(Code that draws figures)
## START

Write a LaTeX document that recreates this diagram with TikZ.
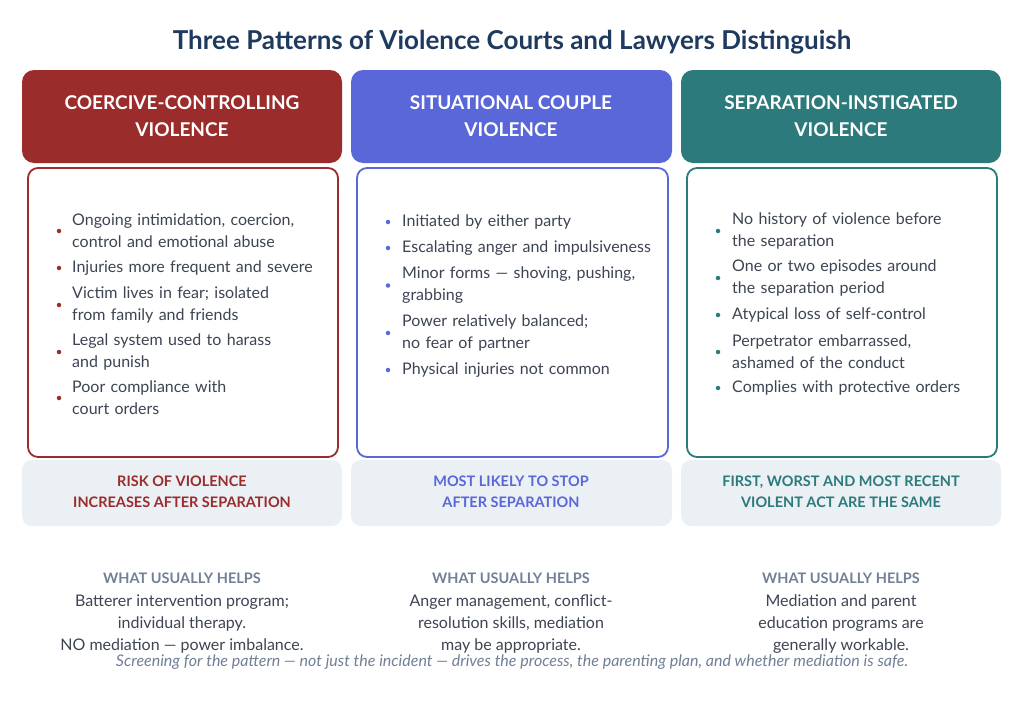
\documentclass[tikz,border=0pt]{standalone}
\usepackage{fontspec}
\setmainfont{Lato}
\begin{document}
\begin{tikzpicture}[x=1pt,y=-1pt,
  hdr/.style={rounded corners=12pt,fill=#1},
  hdrtxt/.style={text=white,font=\fontsize{19}{27}\selectfont\bfseries,align=center},
  body/.style={draw=#1,line width=1.8pt,rounded corners=10pt},
  foot/.style={rounded corners=10pt,fill=footbg},
  foottxt/.style={text=#1,font=\fontsize{14.5}{21}\selectfont\bfseries,align=center},
  item/.style={anchor=west,text=bodyc,font=\fontsize{16}{22}\selectfont,align=left,inner sep=0pt,text width=265pt},
  dot/.style={circle,fill=#1,inner sep=0pt,minimum size=4.5pt},
  helpl/.style={text=grayc,font=\fontsize{14.5}{20}\selectfont\bfseries},
  helpt/.style={text=bodyc,font=\fontsize{16}{22}\selectfont,align=center}]
\definecolor{redc}{HTML}{9B2C2C}
\definecolor{bluec}{HTML}{5A67D8}
\definecolor{tealc}{HTML}{2C7A7B}
\definecolor{titlec}{HTML}{1F3A5F}
\definecolor{bodyc}{HTML}{3D4452}
\definecolor{grayc}{HTML}{718096}
\definecolor{footbg}{HTML}{EBF0F5}
\useasboundingbox (0,0) rectangle (1024,701);
\fill[white] (0,0) rectangle (1024,701);
\node[text=titlec,font=\fontsize{26}{30}\selectfont\bfseries] (title) at (512,42) {Three Patterns of Violence Courts and Lawyers Distinguish};
% headers
\fill[hdr=redc] (22,70) rectangle (342,163);
\fill[hdr=bluec] (351,70) rectangle (672,163);
\fill[hdr=tealc] (681,70) rectangle (1001,163);
\node[hdrtxt] (h1) at (182,116) {COERCIVE-CONTROLLING\\VIOLENCE};
\node[hdrtxt] (h2) at (511,116) {SITUATIONAL COUPLE\\VIOLENCE};
\node[hdrtxt] (h3) at (841,116) {SEPARATION-INSTIGATED\\VIOLENCE};
% bodies
\draw[body=redc] (28,168) rectangle (338,457);
\draw[body=bluec] (357,168) rectangle (668,457);
\draw[body=tealc] (687,168) rectangle (997,457);
% column 1
\foreach \y/\t in {231/{Ongoing intimidation, coercion,\\control and emotional abuse},268/{Injuries more frequent and severe},305/{Victim lives in fear; isolated\\from family and friends},352/{Legal system used to harass\\and punish},398/{Poor compliance with\\court orders}}{
  \node[dot=redc] at (59,\y) {};
  \node[item] at (72,\y) {\t};}
% column 2
\foreach \y/\t in {222/{Initiated by either party},248/{Escalating anger and impulsiveness},285.5/{Minor forms — shoving, pushing,\\grabbing},333/{Power relatively balanced;\\no fear of partner},370/{Physical injuries not common}}{
  \node[dot=bluec] at (388,\y) {};
  \node[item] at (402,\y) {\t};}
% column 3
\foreach \y/\t in {231/{No history of violence before\\the separation},278/{One or two episodes around\\the separation period},315/{Atypical loss of self-control},352/{Perpetrator embarrassed,\\ashamed of the conduct},388/{Complies with protective orders}}{
  \node[dot=tealc] at (718,\y) {};
  \node[item] at (732,\y) {\t};}
% footers
\fill[foot] (22,460) rectangle (342,526);
\fill[foot] (351,460) rectangle (672,526);
\fill[foot] (681,460) rectangle (1001,526);
\node[foottxt=redc] (f1) at (182,492) {RISK OF VIOLENCE\\INCREASES AFTER SEPARATION};
\node[foottxt=bluec] (f2) at (511,492) {MOST LIKELY TO STOP\\AFTER SEPARATION};
\node[foottxt=tealc] (f3) at (841,492) {FIRST, WORST AND MOST RECENT\\VIOLENT ACT ARE THE SAME};
% helps
\node[helpl] (l1) at (182,578) {WHAT USUALLY HELPS};
\node[helpl] (l2) at (511,578) {WHAT USUALLY HELPS};
\node[helpl] (l3) at (841,578) {WHAT USUALLY HELPS};
\node[helpt,anchor=north] (t1) at (182,591) {Batterer intervention program;\\individual therapy.\\NO mediation — power imbalance.};
\node[helpt,anchor=north] (t2) at (511,591) {Anger management, conflict-\\resolution skills, mediation\\may be appropriate.};
\node[helpt,anchor=north] (t3) at (841,591) {Mediation and parent\\education programs are\\generally workable.};
\node[text=grayc,font=\fontsize{16}{20}\selectfont\itshape] (note) at (512,662) {Screening for the pattern — not just the incident — drives the process, the parenting plan, and whether mediation is safe.};
\end{tikzpicture}
\end{document}
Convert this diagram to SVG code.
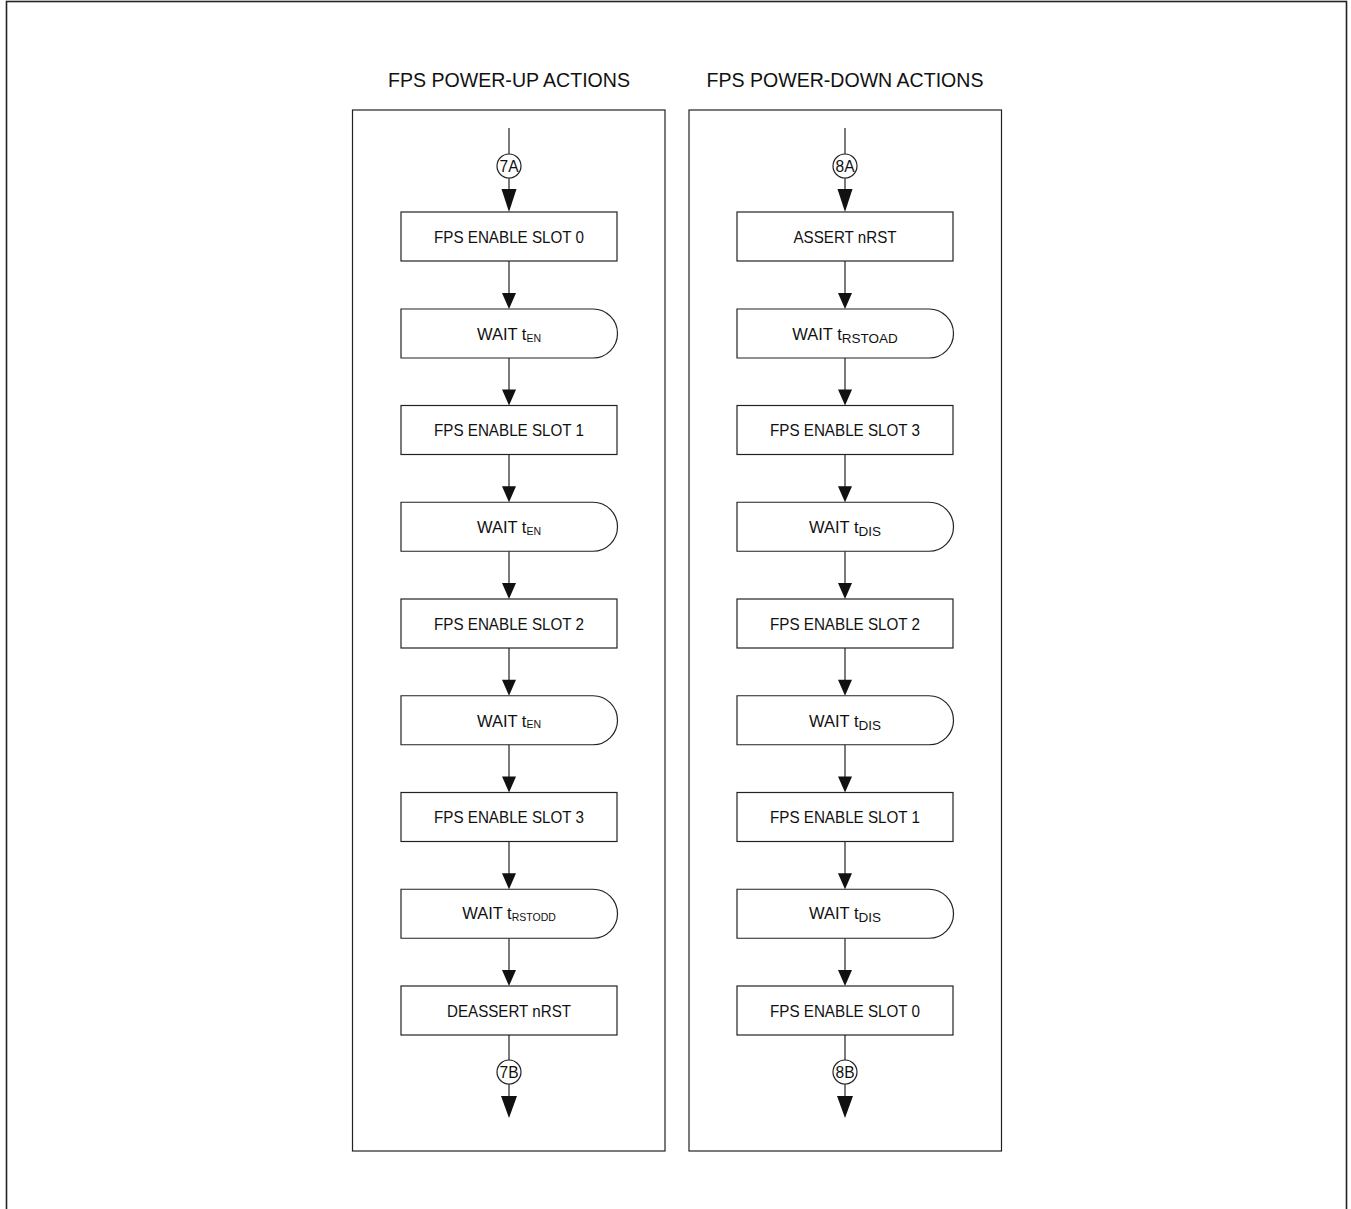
<svg xmlns="http://www.w3.org/2000/svg" width="1351" height="1209" viewBox="0 0 1351 1209">
<defs>
<style>
.frame{fill:none;stroke:#222;stroke-width:1.6}
.panel{fill:#fff;stroke:#222;stroke-width:1.2}
.box{fill:#fff;stroke:#222;stroke-width:1.2}
.ln{fill:none;stroke:#222;stroke-width:1.2}
.ah{fill:#111;stroke:none}
.t{font-family:"Liberation Sans",Arial,sans-serif;fill:#111;text-anchor:middle}
.title{font-size:20.5px}
.lbl{font-size:16.5px}
.cl{font-size:16px}
.sub{font-size:10.5px}
.subL{font-size:13.5px}
.cc{fill:#fff;stroke:#222;stroke-width:1.2}
</style>
</defs>
<rect x="0" y="0" width="1351" height="1209" fill="#fff"/>
<rect class="frame" x="6.5" y="1.5" width="1340" height="1220"/>

<text class="t title" x="509" y="87" textLength="242" lengthAdjust="spacingAndGlyphs">FPS POWER-UP ACTIONS</text>
<text class="t title" x="845" y="87" textLength="277" lengthAdjust="spacingAndGlyphs">FPS POWER-DOWN ACTIONS</text>

<rect class="panel" x="352.5" y="110" width="312.5" height="1041"/>
<rect class="panel" x="689" y="110" width="312.5" height="1041"/>

<g id="connectors">
<path class="ln" d="M509 128V154M509 178V190"/>
<polygon class="ah" points="501.5,189 516.5,189 509,212"/>
<path class="ln" d="M509 261V294"/><polygon class="ah" points="502,293 516,293 509,309"/>
<path class="ln" d="M509 358V390"/><polygon class="ah" points="502,389.5 516,389.5 509,405.5"/>
<path class="ln" d="M509 454.5V487"/><polygon class="ah" points="502,486.25 516,486.25 509,502.25"/>
<path class="ln" d="M509 551.25V584"/><polygon class="ah" points="502,583 516,583 509,599"/>
<path class="ln" d="M509 648V681"/><polygon class="ah" points="502,679.75 516,679.75 509,695.75"/>
<path class="ln" d="M509 744.75V777"/><polygon class="ah" points="502,776.5 516,776.5 509,792.5"/>
<path class="ln" d="M509 841.5V874"/><polygon class="ah" points="502,873.25 516,873.25 509,889.25"/>
<path class="ln" d="M509 938.25V971"/><polygon class="ah" points="502,970 516,970 509,986"/>
<path class="ln" d="M509 1035V1060M509 1084V1097"/>
<polygon class="ah" points="501,1096 517,1096 509,1118"/>
<path class="ln" d="M845 128V154M845 178V190"/>
<polygon class="ah" points="837.5,189 852.5,189 845,212"/>
<path class="ln" d="M845 261V294"/><polygon class="ah" points="838,293 852,293 845,309"/>
<path class="ln" d="M845 358V390"/><polygon class="ah" points="838,389.5 852,389.5 845,405.5"/>
<path class="ln" d="M845 454.5V487"/><polygon class="ah" points="838,486.25 852,486.25 845,502.25"/>
<path class="ln" d="M845 551.25V584"/><polygon class="ah" points="838,583 852,583 845,599"/>
<path class="ln" d="M845 648V681"/><polygon class="ah" points="838,679.75 852,679.75 845,695.75"/>
<path class="ln" d="M845 744.75V777"/><polygon class="ah" points="838,776.5 852,776.5 845,792.5"/>
<path class="ln" d="M845 841.5V874"/><polygon class="ah" points="838,873.25 852,873.25 845,889.25"/>
<path class="ln" d="M845 938.25V971"/><polygon class="ah" points="838,970 852,970 845,986"/>
<path class="ln" d="M845 1035V1060M845 1084V1097"/>
<polygon class="ah" points="837,1096 853,1096 845,1118"/>
</g>

<g id="c7A"><circle class="cc" cx="509" cy="166" r="12"/><text class="t cl" x="509" y="171.5" textLength="19" lengthAdjust="spacingAndGlyphs">7A</text></g>
<g id="c7B"><circle class="cc" cx="509" cy="1072" r="12"/><text class="t cl" x="509" y="1077.5" textLength="19" lengthAdjust="spacingAndGlyphs">7B</text></g>
<g id="c8A"><circle class="cc" cx="845" cy="166" r="12"/><text class="t cl" x="845" y="171.5" textLength="19" lengthAdjust="spacingAndGlyphs">8A</text></g>
<g id="c8B"><circle class="cc" cx="845" cy="1072" r="12"/><text class="t cl" x="845" y="1077.5" textLength="19" lengthAdjust="spacingAndGlyphs">8B</text></g>

<g id="u1"><rect class="box" x="401" y="212" width="216" height="49"/><text class="t lbl" x="509" y="242.5" textLength="150" lengthAdjust="spacingAndGlyphs">FPS ENABLE SLOT 0</text></g>
<g id="u2"><path class="box" d="M401 309H593A24.5 24.5 0 0 1 593 358H401Z"/><text class="t lbl" x="509" y="340">WAIT t<tspan class="sub" dy="1.5">EN</tspan></text></g>
<g id="u3"><rect class="box" x="401" y="405.5" width="216" height="49"/><text class="t lbl" x="509" y="436" textLength="150" lengthAdjust="spacingAndGlyphs">FPS ENABLE SLOT 1</text></g>
<g id="u4"><path class="box" d="M401 502.25H593A24.5 24.5 0 0 1 593 551.25H401Z"/><text class="t lbl" x="509" y="533">WAIT t<tspan class="sub" dy="1.5">EN</tspan></text></g>
<g id="u5"><rect class="box" x="401" y="599" width="216" height="49"/><text class="t lbl" x="509" y="629.5" textLength="150" lengthAdjust="spacingAndGlyphs">FPS ENABLE SLOT 2</text></g>
<g id="u6"><path class="box" d="M401 695.75H593A24.5 24.5 0 0 1 593 744.75H401Z"/><text class="t lbl" x="509" y="726.5">WAIT t<tspan class="sub" dy="1.5">EN</tspan></text></g>
<g id="u7"><rect class="box" x="401" y="792.5" width="216" height="49"/><text class="t lbl" x="509" y="823" textLength="150" lengthAdjust="spacingAndGlyphs">FPS ENABLE SLOT 3</text></g>
<g id="u8"><path class="box" d="M401 889.25H593A24.5 24.5 0 0 1 593 938.25H401Z"/><text class="t lbl" x="509" y="919">WAIT t<tspan class="sub" dy="1.5">RSTODD</tspan></text></g>
<g id="u9"><rect class="box" x="401" y="986" width="216" height="49"/><text class="t lbl" x="509" y="1016.5" textLength="124" lengthAdjust="spacingAndGlyphs">DEASSERT nRST</text></g>

<g id="d1"><rect class="box" x="737" y="212" width="216" height="49"/><text class="t lbl" x="845" y="242.5" textLength="103" lengthAdjust="spacingAndGlyphs">ASSERT nRST</text></g>
<g id="d2"><path class="box" d="M737 309H929A24.5 24.5 0 0 1 929 358H737Z"/><text class="t lbl" x="845" y="340">WAIT t<tspan class="subL" dy="3">RSTOAD</tspan></text></g>
<g id="d3"><rect class="box" x="737" y="405.5" width="216" height="49"/><text class="t lbl" x="845" y="436" textLength="150" lengthAdjust="spacingAndGlyphs">FPS ENABLE SLOT 3</text></g>
<g id="d4"><path class="box" d="M737 502.25H929A24.5 24.5 0 0 1 929 551.25H737Z"/><text class="t lbl" x="845" y="533">WAIT t<tspan class="subL" dy="3">DIS</tspan></text></g>
<g id="d5"><rect class="box" x="737" y="599" width="216" height="49"/><text class="t lbl" x="845" y="629.5" textLength="150" lengthAdjust="spacingAndGlyphs">FPS ENABLE SLOT 2</text></g>
<g id="d6"><path class="box" d="M737 695.75H929A24.5 24.5 0 0 1 929 744.75H737Z"/><text class="t lbl" x="845" y="726.5">WAIT t<tspan class="subL" dy="3">DIS</tspan></text></g>
<g id="d7"><rect class="box" x="737" y="792.5" width="216" height="49"/><text class="t lbl" x="845" y="823" textLength="150" lengthAdjust="spacingAndGlyphs">FPS ENABLE SLOT 1</text></g>
<g id="d8"><path class="box" d="M737 889.25H929A24.5 24.5 0 0 1 929 938.25H737Z"/><text class="t lbl" x="845" y="919">WAIT t<tspan class="subL" dy="3">DIS</tspan></text></g>
<g id="d9"><rect class="box" x="737" y="986" width="216" height="49"/><text class="t lbl" x="845" y="1016.5" textLength="150" lengthAdjust="spacingAndGlyphs">FPS ENABLE SLOT 0</text></g>
</svg>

## END

### TO DO
Only a number is wanted: how many lines above include "with"?

### WRITTEN ANSWER
3